Go away for eight years and the world is apt to be a radically different beast upon return. It isn’t that Forgotten Tomb has been away from the world for eight years, but indeed it’s I that has been away from the world of Forgotten Tomb, my last time spent with the band being in late 2004. Songs To Leave and Springtime Depression and the full-on one-man depressive black aesthetics that dominated those releases failing to suit the needs of my nascent metal palette and the band never sticking with me for long beyond that. It’s here and now in 2012 that the band reemerges in my listening consciousness with the unfortunately titled …And Don’t Deliver Us From Evil and the effect is palpable.
There have been some enormous changes.
From the get-go the album carries with it a very Daylight Dies (or perhaps Ghost Brigade if you’re feeling frisky) melo-deth kind of sound with a focus on consistent song structures and driving melodic focus. Clean vocals are applied very rarely, instead the melody coming out through ever-present and ever-pretty guitar, often afloat over chunky rhythms and aural assaults, featured everywhere but most assuredly on album summation “Deprived”. Blackened bits from the band’s past do come to the fore occasionally, notably on the title track and are balanced with very calm and even trance-inducing moments as on the back half of “Cold Summer.” Variety however is not on in the offerings (though in this style it rarely is), it doesn’t emerge as a particular problem due to the set up of the songs – each configured in such away to just avoid bleeding together with the rest, even with their somewhat bloated (all 6-9 minutes) run times.

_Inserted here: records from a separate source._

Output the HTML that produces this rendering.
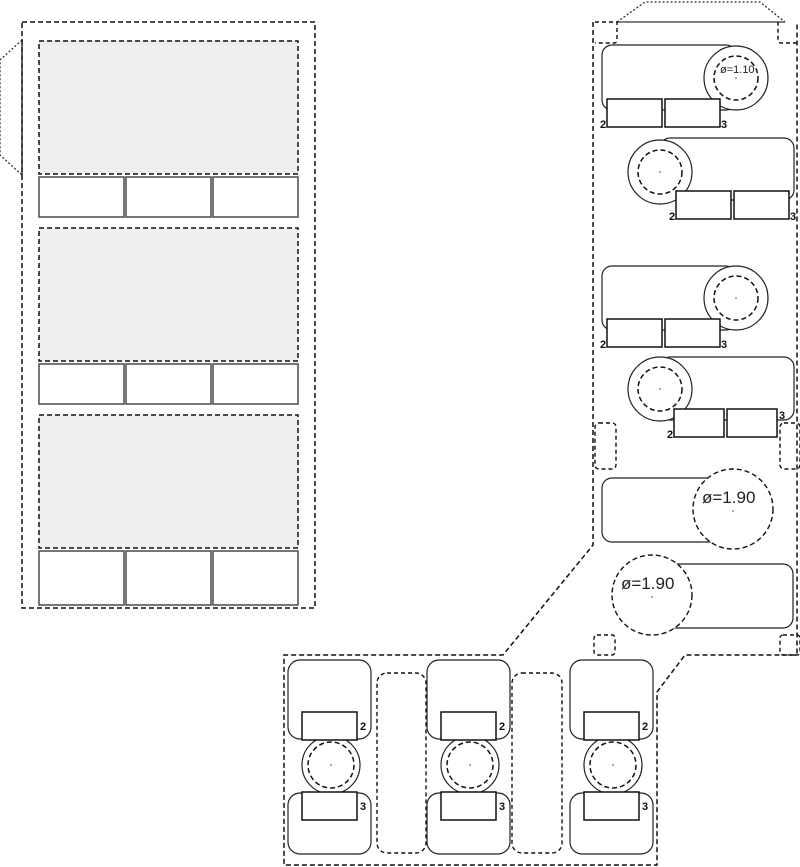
<!DOCTYPE html>
<html><head><meta charset="utf-8"><style>html,body{margin:0;padding:0;background:#fff}svg{display:block}</style></head>
<body>
<svg width="800" height="867" viewBox="0 0 800 867" xmlns="http://www.w3.org/2000/svg" font-family="Liberation Sans, sans-serif">
<!-- LEFT -->
<g fill="none" stroke="#111" stroke-width="1.5" stroke-dasharray="5,3">
<rect x="22" y="22" width="293" height="586"/>
</g>
<polyline points="22,40 0,60 0,155 22,175" fill="none" stroke="#222" stroke-width="1.2" stroke-dasharray="2,2"/>
<line x1="22" y1="40" x2="22" y2="175" stroke="#222" stroke-width="1.4"/>
<g fill="#eef0f0" stroke="#111" stroke-width="1.5" stroke-dasharray="5,3">
<rect x="39" y="41" width="259" height="133"/>
<rect x="39" y="228" width="259" height="133"/>
<rect x="39" y="415" width="259" height="133"/>
</g>
<g fill="#fff" stroke="#555" stroke-width="1.6">
<rect x="39" y="177" width="85" height="40"/><rect x="126" y="177" width="85" height="40"/><rect x="213" y="177" width="85" height="40"/>
<rect x="39" y="364" width="85" height="40"/><rect x="126" y="364" width="85" height="40"/><rect x="213" y="364" width="85" height="40"/>
<rect x="39" y="551" width="85" height="54"/><rect x="126" y="551" width="85" height="54"/><rect x="213" y="551" width="85" height="54"/>
</g>
<!-- RIGHT outline -->
<polyline points="617,22 645,2 760,2 785,22" fill="none" stroke="#222" stroke-width="1.2" stroke-dasharray="2,2"/>
<line x1="617" y1="22" x2="785" y2="22" stroke="#333" stroke-width="1.3"/>
<polyline points="593,22 593,545 503,655 284,655 284,865 657,865 657,692 685,655 797,655 797,22" fill="none" stroke="#111" stroke-width="1.5" stroke-dasharray="5,3"/>
<g fill="none" stroke="#111" stroke-width="1.4" stroke-dasharray="4,3">
<path d="M595,22 H617 V40 Q617,43 614,43 H595"/>
<path d="M797,43 H781 Q778,43 778,40 V22"/>
<rect x="595" y="423" width="21" height="46" rx="4"/>
<rect x="780" y="423" width="20" height="46" rx="4"/>
<rect x="594" y="635" width="21" height="20" rx="3"/>
<rect x="780" y="635" width="20" height="20" rx="3"/>
<rect x="377" y="673" width="49" height="180" rx="10"/>
<rect x="512" y="673" width="50" height="180" rx="10"/>
</g>
<!-- right units -->
<g stroke="#222" stroke-width="1.2" fill="#fff">
<rect x="602" y="45" width="134" height="65" rx="10"/>
<circle cx="736" cy="78" r="32"/>
<rect x="660" y="138" width="134" height="62" rx="10"/>
<circle cx="660" cy="172" r="32"/>
<rect x="602" y="266" width="134" height="64" rx="10"/>
<circle cx="736" cy="298" r="32"/>
<rect x="660" y="357" width="134" height="63" rx="10"/>
<circle cx="660" cy="389" r="32"/>
<rect x="602" y="478" width="130" height="64" rx="10"/>
<rect x="660" y="564" width="133" height="64" rx="10"/>
</g>
<g stroke="#111" stroke-width="1.5" fill="none" stroke-dasharray="5,3">
<circle cx="736" cy="78" r="22"/>
<circle cx="660" cy="172" r="22"/>
<circle cx="736" cy="298" r="22"/>
<circle cx="660" cy="389" r="22"/>
</g>
<g stroke="#111" stroke-width="1.4" fill="#fff" stroke-dasharray="5,3">
<circle cx="733" cy="509" r="40"/>
<circle cx="652" cy="595" r="40"/>
</g>
<g fill="#333">
<circle cx="736" cy="78" r="0.7"/><circle cx="660" cy="172" r="0.7"/><circle cx="736" cy="298" r="0.7"/><circle cx="660" cy="389" r="0.7"/><circle cx="733" cy="511" r="0.7"/><circle cx="652" cy="597" r="0.7"/>
</g>
<text x="720" y="73" font-size="11" fill="#222">ø=1.10</text>
<text x="702" y="503" font-size="17" fill="#222">ø=1.90</text>
<text x="621" y="589" font-size="17" fill="#222">ø=1.90</text>
<g fill="#fff" stroke="#111" stroke-width="1.5">
<rect x="607" y="99" width="55" height="28"/><rect x="665" y="99" width="55" height="28"/>
<rect x="676" y="191" width="55" height="28"/><rect x="734" y="191" width="55" height="28"/>
<rect x="607" y="319" width="55" height="28"/><rect x="665" y="319" width="55" height="28"/>
<rect x="674" y="409" width="50" height="28"/><rect x="727" y="409" width="50" height="28"/>
</g>
<g font-size="11" font-weight="bold" fill="#111">
<text x="600" y="128">2</text><text x="721" y="128">3</text>
<text x="669" y="220">2</text><text x="790" y="220">3</text>
<text x="600" y="348">2</text><text x="721" y="348">3</text>
<text x="667" y="438">2</text><text x="779" y="419">3</text>
</g>
<!-- bottom units -->
<g id="bu">
<g stroke="#222" stroke-width="1.2" fill="#fff">
<rect x="288" y="660" width="83" height="79" rx="12"/>
<rect x="288" y="793" width="83" height="61" rx="12"/>
<circle cx="331" cy="765" r="29"/>
</g>
<circle cx="331" cy="765" r="23" fill="none" stroke="#111" stroke-width="1.5" stroke-dasharray="5,3"/>
<circle cx="331" cy="765" r="0.7" fill="#333"/>
<g fill="#fff" stroke="#111" stroke-width="1.5">
<rect x="302" y="712" width="55" height="28"/>
<rect x="302" y="792" width="55" height="28"/>
</g>
<g font-size="11" font-weight="bold" fill="#111"><text x="360" y="730">2</text><text x="360" y="810">3</text></g>
</g>
<use href="#bu" x="139"/>
<use href="#bu" x="282"/>
</svg>
</body></html>
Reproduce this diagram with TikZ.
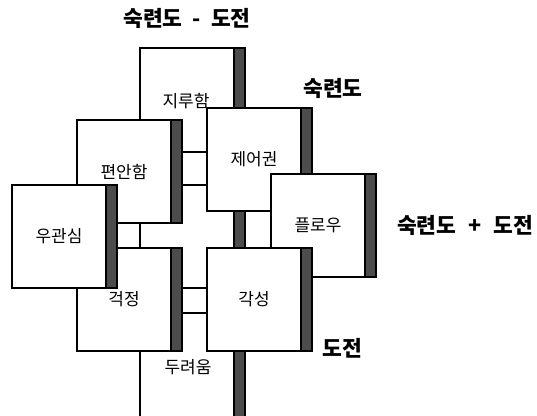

Somewhere in the past half-decade plus main man Herr Morbid saw a reason to pursue a change and the transformation for someone out of the loop has been staggering. Much more tangible and impactful than the depressive black of years past owing to the searing and constant melodic outpourings, the band is in spectacular shape and enjoys formidable company (the above mentioned bands especially). There is much to enjoy here beneath the melodies of decay and the espousing misery, rarely a more fitting score for the season at hand. A dramatic shift across the board, let’s hope I don’t wait another eight years to listen to the band again, I shudder to imagine what differences may emerge!